Gold Price Forecast: XAU/USD defends 200-day EMA amid risk-aversion, bearish bias remains


  • Gold price consolidates its recent losses to the lowest level since July 7 touched this Monday.
  • China's economic woes, the US-China tensions and geopolitical risks lend support to the metal.
  • Bets for one more rate hike by Federal Reserve underpin the US Dollar and cap the XAU/USD.

Gold price enters a bearish consolidation phase on the first day of a new week and seesaws between tepid gains/minor losses just above the $1,910 level, or the lowest since July 7 touched during the Asian session. The fundamental backdrop, meanwhile, seems tilted in favour of bearish traders and supports prospects for an extension of over a three-week-old descending trend.

A fresh wave of the global risk-aversion trade – as depicted by a sea of red across the Asian equity markets - is seen lending some support to the safe-haven Gold price. Against the backdrop of concerns about slowing economic growth in China, the worsening US-China relations and geopolitical tensions temper investors' appetite for riskier assets. It is worth recalling that US President Joe Biden last week signed an executive order that prohibits new US investment in China in sensitive technologies like computer chips and requires government notification in other tech sectors.

Meanwhile, China has condemned Taiwan Vice President William Lai's sensitive trip to the United States (US). Lai is officially making only transit stops on his way to and from Paraguay. China, however, sees it as a further sign of the US support for Taiwan and announces an anti-dumping tariff for polycarbonate imported from Taiwan effective from August 15. On the geopolitical front, the Russian warship fired warning shots at a cargo ship in the southwestern Black Sea on Sunday, which further weigh on investors' sentiment and benefit traditional safe-haven assets.

That said, the underlying bullish sentiment surrounding the US Dollar fails to assist the Gold price to register any meaningful recovery. In fact, the USD Index (DXY), which tracks the Greenback against a basket of currencies, climbs to a fresh six-week high and remains well supported by growing acceptance that the Federal Reserve (Fed) will keep interest rates higher for longer. The bets were lifted by the US Producer Price Index (PPI) released on Friday, which rose 0.8% on a yearly basis during the reported month, up sharply from a flat reading in June.

Against the backdrop of a moderate increase in consumer prices in July, the data suggested that the battle to bring inflation back to the Fed's 2% target is far from being won.
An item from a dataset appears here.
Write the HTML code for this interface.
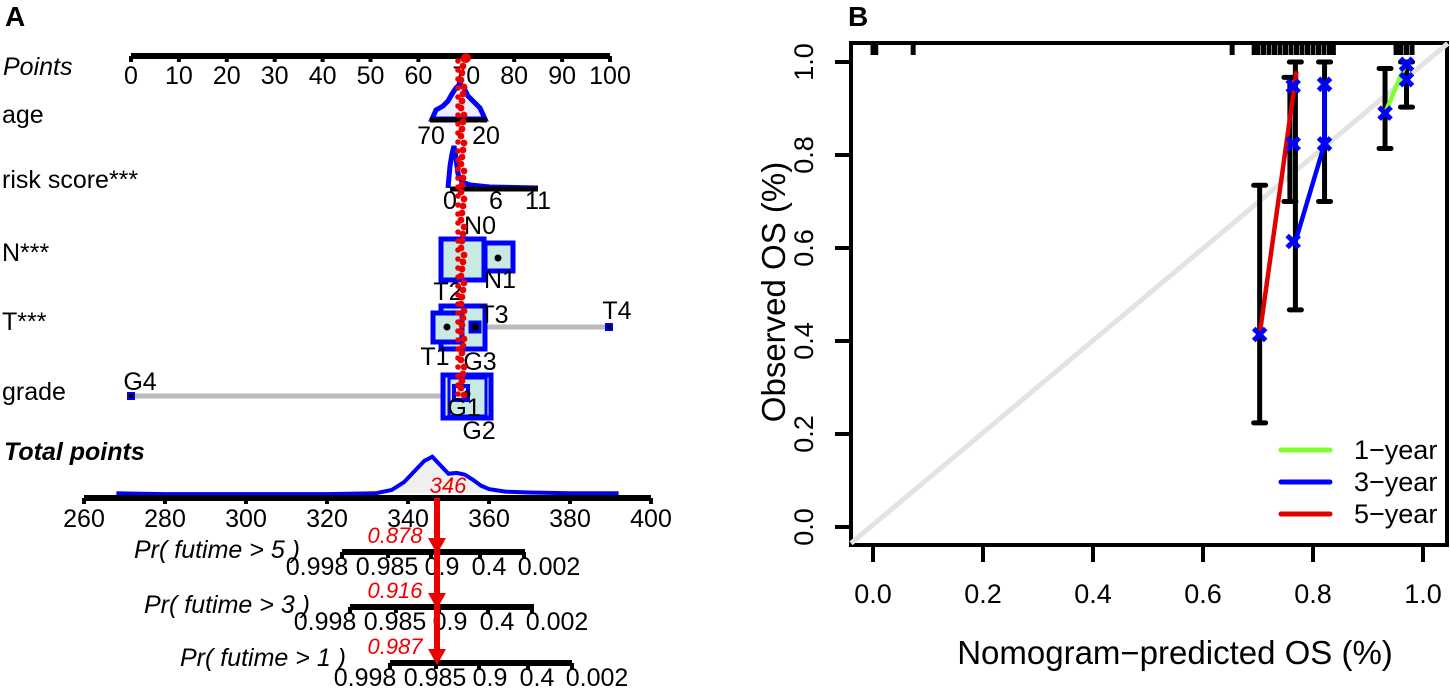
<!DOCTYPE html>
<html><head><meta charset="utf-8"><style>
body{margin:0;background:#fff;width:1450px;height:690px;overflow:hidden}
svg{font-family:"Liberation Sans",Arial,sans-serif}
</style></head><body>
<svg id="fig" width="1450" height="690" viewBox="0 0 1450 690">
<text x="5" y="26" font-size="28" font-weight="bold">A</text>
<text x="848" y="26" font-size="28" font-weight="bold">B</text>
<g id="nomo"></g>
<g id="calib"></g>
</svg>
<script>
const NS="http://www.w3.org/2000/svg";
function mk(p,t,a,txt){const e=document.createElementNS(NS,t);for(const k in a)e.setAttribute(k,a[k]);if(txt!==undefined)e.textContent=txt;p.appendChild(e);return e;}

// ---- Nomogram data ----
const pointsTicks=[0,10,20,30,40,50,60,70,80,90,100];
const totalTicks=[260,280,300,320,340,360,380,400];
const prTickLabels=["0.998","0.985","0.9","0.4","0.002"];
const rowLabels=["age","risk score***","N***","T***","grade"];
const totalDensityX=[268,280,300,320,332,336,339,342,344,346,348,350,352,354,356,358,360,364,370,380,392];
const totalDensityY=[0.02,0.01,0.01,0.01,0.02,0.06,0.15,0.3,0.4,0.45,0.35,0.25,0.26,0.24,0.18,0.11,0.07,0.04,0.03,0.02,0.02];
const predicted=["0.878","0.916","0.987"];

const FS=25;
const nomo=document.getElementById('nomo');
const px=v=>131+(v/100)*479;
const tx=v=>84+(v-260)/140*567;
// Points axis
let e=mk(nomo,'line',{x1:px(0),x2:px(100),y1:56,y2:56,stroke:'#000','stroke-width':6});

mk(nomo,'text',{x:3,y:75,'font-size':FS,'font-style':'italic'},'Points');
pointsTicks.forEach(v=>{mk(nomo,'line',{x1:px(v),x2:px(v),y1:56,y2:62,stroke:'#000','stroke-width':4});
 const t=mk(nomo,'text',{x:px(v),y:84,'font-size':FS,'text-anchor':'middle'},v);
 });
const rowY=[123,188,261,330,400];
rowLabels.forEach((l,i)=>{const t=mk(nomo,'text',{x:2,y:rowY[i],'font-size':FS},l);
 });
// age
mk(nomo,'path',{d:'M432 119 L436 110 L443 106 L448 101 L452 94 L456 88 L460 84 L464 88 L468 96 L474 102 L480 108 L485 119 Z',fill:'#eef',stroke:'#00f','stroke-width':5});
mk(nomo,'line',{x1:430,x2:487,y1:120,y2:120,stroke:'#000','stroke-width':5});
mk(nomo,'text',{x:431,y:144,'font-size':FS,'text-anchor':'middle'},'70');
mk(nomo,'text',{x:486,y:144,'font-size':FS,'text-anchor':'middle'},'20');
// risk
mk(nomo,'path',{d:'M448 188 L450 166 L452 154 L454 146 L456 158 L458 174 L462 182 L470 185 L490 187 L538 188',fill:'none',stroke:'#00f','stroke-width':5});
mk(nomo,'line',{x1:450,x2:538,y1:189,y2:189,stroke:'#000','stroke-width':5});
[['0',450],['6',496],['11',538]].forEach(a=>mk(nomo,'text',{x:a[1],y:209,'font-size':FS,'text-anchor':'middle'},a[0]));
// N
mk(nomo,'rect',{x:441,y:239,width:43,height:41,fill:'#c8eae2',stroke:'#00f','stroke-width':5});
mk(nomo,'rect',{x:485,y:243,width:28,height:28,fill:'#c8eae2',stroke:'#00f','stroke-width':5});
mk(nomo,'circle',{cx:498,cy:258,r:3.5,fill:'#000'});
mk(nomo,'text',{x:480,y:234,'font-size':FS,'text-anchor':'middle'},'N0');
mk(nomo,'text',{x:500,y:288,'font-size':FS,'text-anchor':'middle'},'N1');
// T
mk(nomo,'line',{x1:486,x2:609,y1:327,y2:327,stroke:'#bbb','stroke-width':5});
mk(nomo,'rect',{x:441,y:306,width:44,height:43,fill:'#c8eae2',stroke:'#00f','stroke-width':5});
mk(nomo,'rect',{x:433,y:313,width:29,height:29,fill:'#c8eae2',stroke:'#00f','stroke-width':5});
mk(nomo,'circle',{cx:447,cy:327,r:3.5,fill:'#000'});
mk(nomo,'rect',{x:470,y:322,width:10,height:10,fill:'#000',stroke:'#00f','stroke-width':3});
mk(nomo,'rect',{x:606,y:324,width:6,height:6,fill:'#000',stroke:'#00f','stroke-width':2});
mk(nomo,'text',{x:448,y:300,'font-size':FS,'text-anchor':'middle'},'T2');
mk(nomo,'text',{x:494,y:323,'font-size':FS,'text-anchor':'middle'},'T3');
mk(nomo,'text',{x:617,y:319,'font-size':FS,'text-anchor':'middle'},'T4');
mk(nomo,'text',{x:435,y:365,'font-size':FS,'text-anchor':'middle'},'T1');
// grade
mk(nomo,'line',{x1:131,x2:442,y1:396,y2:396,stroke:'#bbb','stroke-width':5});
mk(nomo,'rect',{x:128,y:393,width:6,height:6,fill:'#000',stroke:'#00f','stroke-width':2});
mk(nomo,'rect',{x:443,y:375,width:48,height:43,fill:'#c8eae2',stroke:'#00f','stroke-width':5});
mk(nomo,'rect',{x:449,y:378,width:37,height:38,fill:'none',stroke:'#00f','stroke-width':3});
mk(nomo,'rect',{x:454,y:386,width:14,height:14,fill:'#c8eae2',stroke:'#00f','stroke-width':4});
mk(nomo,'circle',{cx:467,cy:394,r:3.5,fill:'#000'});
mk(nomo,'text',{x:140,y:390,'font-size':FS,'text-anchor':'middle'},'G4');
mk(nomo,'text',{x:480,y:370,'font-size':FS,'text-anchor':'middle'},'G3');
mk(nomo,'text',{x:464,y:416,'font-size':FS,'text-anchor':'middle'},'G1');
mk(nomo,'text',{x:479,y:439,'font-size':FS,'text-anchor':'middle'},'G2');
// red dotted line
for(let y=59;y<=396;y+=7){mk(nomo,'circle',{cx:461+(y%4),cy:y,r:3.4,fill:'#e00'});}
for(let y=61;y<=396;y+=9){mk(nomo,'circle',{cx:457+(y%3),cy:y,r:2.8,fill:'#e00'});}
mk(nomo,'circle',{cx:466,cy:58,r:5,fill:'#e00'});
// Total points
mk(nomo,'text',{x:4,y:460,'font-size':FS,'font-weight':'bold','font-style':'italic'},'Total points');
let dd='';totalDensityX.forEach((v,i)=>{dd+=(i?'L':'M')+tx(v)+' '+(495-totalDensityY[i]*85)+' ';});
e=mk(nomo,'path',{d:dd,fill:'#f0f0f0',stroke:'#00f','stroke-width':4});

mk(nomo,'line',{x1:tx(260),x2:tx(400),y1:498,y2:498,stroke:'#000','stroke-width':6});
totalTicks.forEach(v=>{mk(nomo,'line',{x1:tx(v),x2:tx(v),y1:498,y2:504,stroke:'#000','stroke-width':4});
 mk(nomo,'text',{x:tx(v),y:527,'font-size':FS,'text-anchor':'middle'},v);});
mk(nomo,'text',{x:448,y:493,'font-size':22,'font-style':'italic',fill:'#e00','text-anchor':'middle'},'346');
// Pr axes
const prAx=[{y:552,x0:342,x1:525,lbl:'Pr( futime > 5 )',lr:300,ly:558},{y:607,x0:350,x1:534,lbl:'Pr( futime > 3 )',lr:310,ly:613},{y:663,x0:390,x1:572,lbl:'Pr( futime > 1 )',lr:346,ly:666}];
const prLblOff=[-25,45,100,147,207];
const prTickOff=[0,46,89,138,182];
prAx.forEach((a,i)=>{
 mk(nomo,'line',{x1:a.x0,x2:a.x1,y1:a.y,y2:a.y,stroke:'#000','stroke-width':6});
 prTickOff.forEach(o=>mk(nomo,'line',{x1:a.x0+o,x2:a.x0+o,y1:a.y,y2:a.y+6,stroke:'#000','stroke-width':4}));
 mk(nomo,'text',{x:a.lr,y:a.ly,'font-size':FS,'font-style':'italic','text-anchor':'end'},a.lbl);
 prTickLabels.forEach((l,j)=>{mk(nomo,'text',{x:a.x0+prLblOff[j],y:a.y+23,'font-size':FS,'text-anchor':'middle'},l);});
 mk(nomo,'text',{x:395,y:a.y-9,'font-size':22,'font-style':'italic',fill:'#e00','text-anchor':'middle'},predicted[i]);
});
mk(nomo,'line',{x1:437,x2:437,y1:498,y2:660,stroke:'#e00','stroke-width':6});
[552,607,663].forEach(y=>mk(nomo,'path',{d:`M428 ${y-14} L446 ${y-14} L437 ${y+2} Z`,fill:'#e00'}));

// ---- Calibration data ----
const xTicks=[0.0,0.2,0.4,0.6,0.8,1.0];
const yTicks=[0.0,0.2,0.4,0.6,0.8,1.0];
const year5X=[0.703,0.77];
const year5Y=[0.414,0.98];
const year3X=[0.768,0.821,0.821];
const year3Y=[0.614,0.824,0.952];
const year1X=[0.931,0.97];
const year1Y=[0.89,1.0];
const markX=[0.703,0.764,0.764,0.764,0.821,0.821,0.931,0.97,0.97];
const markY=[0.414,0.614,0.824,0.948,0.824,0.952,0.89,0.995,0.962];
const errX=[0.703,0.758,0.768,0.821,0.931,0.97];
const errLo=[0.224,0.70,0.467,0.70,0.814,0.903];
const errHi=[0.735,0.967,1.0,1.0,0.986,1.0];
const rugX=[0.0,0.005,0.073,0.653,0.693,0.70,0.71,0.72,0.73,0.74,0.75,0.76,0.77,0.78,0.79,0.80,0.81,0.82,0.83,0.837,0.951,0.96,0.97,0.98];

const cg=document.getElementById('calib');
const X=v=>873+v*550, Y=v=>527-v*465;
const CF=27;
mk(cg,'rect',{x:851,y:43,width:596,height:502,fill:'none',stroke:'#000','stroke-width':4});
e=mk(cg,'line',{x1:X(-0.04),y1:Y(-0.035),x2:X(1.045),y2:Y(1.04),stroke:'#e3e3e3','stroke-width':5});

xTicks.forEach(v=>{mk(cg,'line',{x1:X(v),x2:X(v),y1:545,y2:562,stroke:'#000','stroke-width':4});
 const t=mk(cg,'text',{x:X(v),y:603,'font-size':CF,'text-anchor':'middle'},v.toFixed(1));
 });
yTicks.forEach(v=>{mk(cg,'line',{x1:835,x2:851,y1:Y(v),y2:Y(v),stroke:'#000','stroke-width':4});
 const t=mk(cg,'text',{x:0,y:0,'font-size':CF,'text-anchor':'middle',transform:`translate(813 ${Y(v)}) rotate(-90)`},v.toFixed(1));
 });
e=mk(cg,'text',{x:0,y:0,'font-size':33,'text-anchor':'middle',transform:'translate(785 292) rotate(-90)'},'Observed OS (%)');

e=mk(cg,'text',{x:1175,y:664,'font-size':33,'text-anchor':'middle'},'Nomogram\u2212predicted OS (%)');

rugX.forEach(v=>mk(cg,'line',{x1:X(v),x2:X(v),y1:45,y2:55,stroke:'#000','stroke-width':5}));
errX.forEach((v,i)=>{
 e=mk(cg,'line',{x1:X(v),x2:X(v),y1:Y(errLo[i]),y2:Y(errHi[i]),stroke:'#000','stroke-width':5});
 
 [errLo[i],errHi[i]].forEach(w=>mk(cg,'line',{x1:X(v)-6,x2:X(v)+6,y1:Y(w),y2:Y(w),stroke:'#000','stroke-width':5,'stroke-linecap':'round'}));
});
function series(xs,ys,col,name){let d='';xs.forEach((v,i)=>{d+=(i?'L':'M')+X(v)+' '+Y(ys[i])+' ';});
 const p=mk(cg,'path',{d:d,fill:'none',stroke:col,'stroke-width':4.5});
 }
series(year1X,year1Y,'#80ff30','line-1-year');
series(year5X,year5Y,'#e00000','line-5-year');
series(year3X,year3Y,'#0000ff','line-3-year');
markX.forEach((v,i)=>{const x=X(v),y=Y(markY[i]);
 const m=mk(cg,'path',{d:`M${x-6} ${y-6}L${x+6} ${y+6}M${x+6} ${y-6}L${x-6} ${y+6}`,stroke:'#00f','stroke-width':5});
 });
// legend
const legLbl=['1\u2212year','3\u2212year','5\u2212year'],legCol=['#80ff30','#0000ff','#e00000'];
legLbl.forEach((l,i)=>{const y=450+i*32;
 const g=mk(cg,'g',{});
 mk(g,'line',{x1:1281,x2:1330,y1:y,y2:y,stroke:legCol[i],'stroke-width':5,'stroke-linecap':'round'});
 mk(g,'text',{x:1354,y:y+9,'font-size':CF},l);});
</script>
</body></html>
The outlook keeps the door for one more 25 basis points (bps) Fed rate hike move by the end of this year wide open, which continues to push the US Treasury bond yields and act as a tailwind for the USD. This, in turn, is seen as another factor that contributes to capping the upside for the US Dollar-denominated Gold price and suggests that the path of least resistance is to the downside.

Technical Outlook

From a technical perspective, the XAU/USD, so far, has managed to defend and hold above the 200-day Exponential Moving Average (EMA). The said support is currently pegged around the $1,907 area, which should now act as a pivotal point. This is followed by the $1,900 round figure, which if broken decisively will be seen as a fresh trigger for bearish traders and pave the way for further losses. The Gold price might then accelerate the slide further below the June monthly swing low, around the $1,893-$1,892 region, towards testing the next relevant support near the $1,870 horizontal zone en route to the $1,858-$1,857 region.

On the flip side, the $1,925 area is likely to act as an immediate hurdle ahead of the $1,934-$1,935 region and the $1,942 supply zone. A sustained strength beyond the latter might trigger a short-covering rally towards the $1,954-$1,955 resistance en route to the $1,965 area. The latter coincides with the 100-day Simple Moving Average (SMA), which if cleared will negate the negative outlook and shift the near-term bias in favour of bullish traders.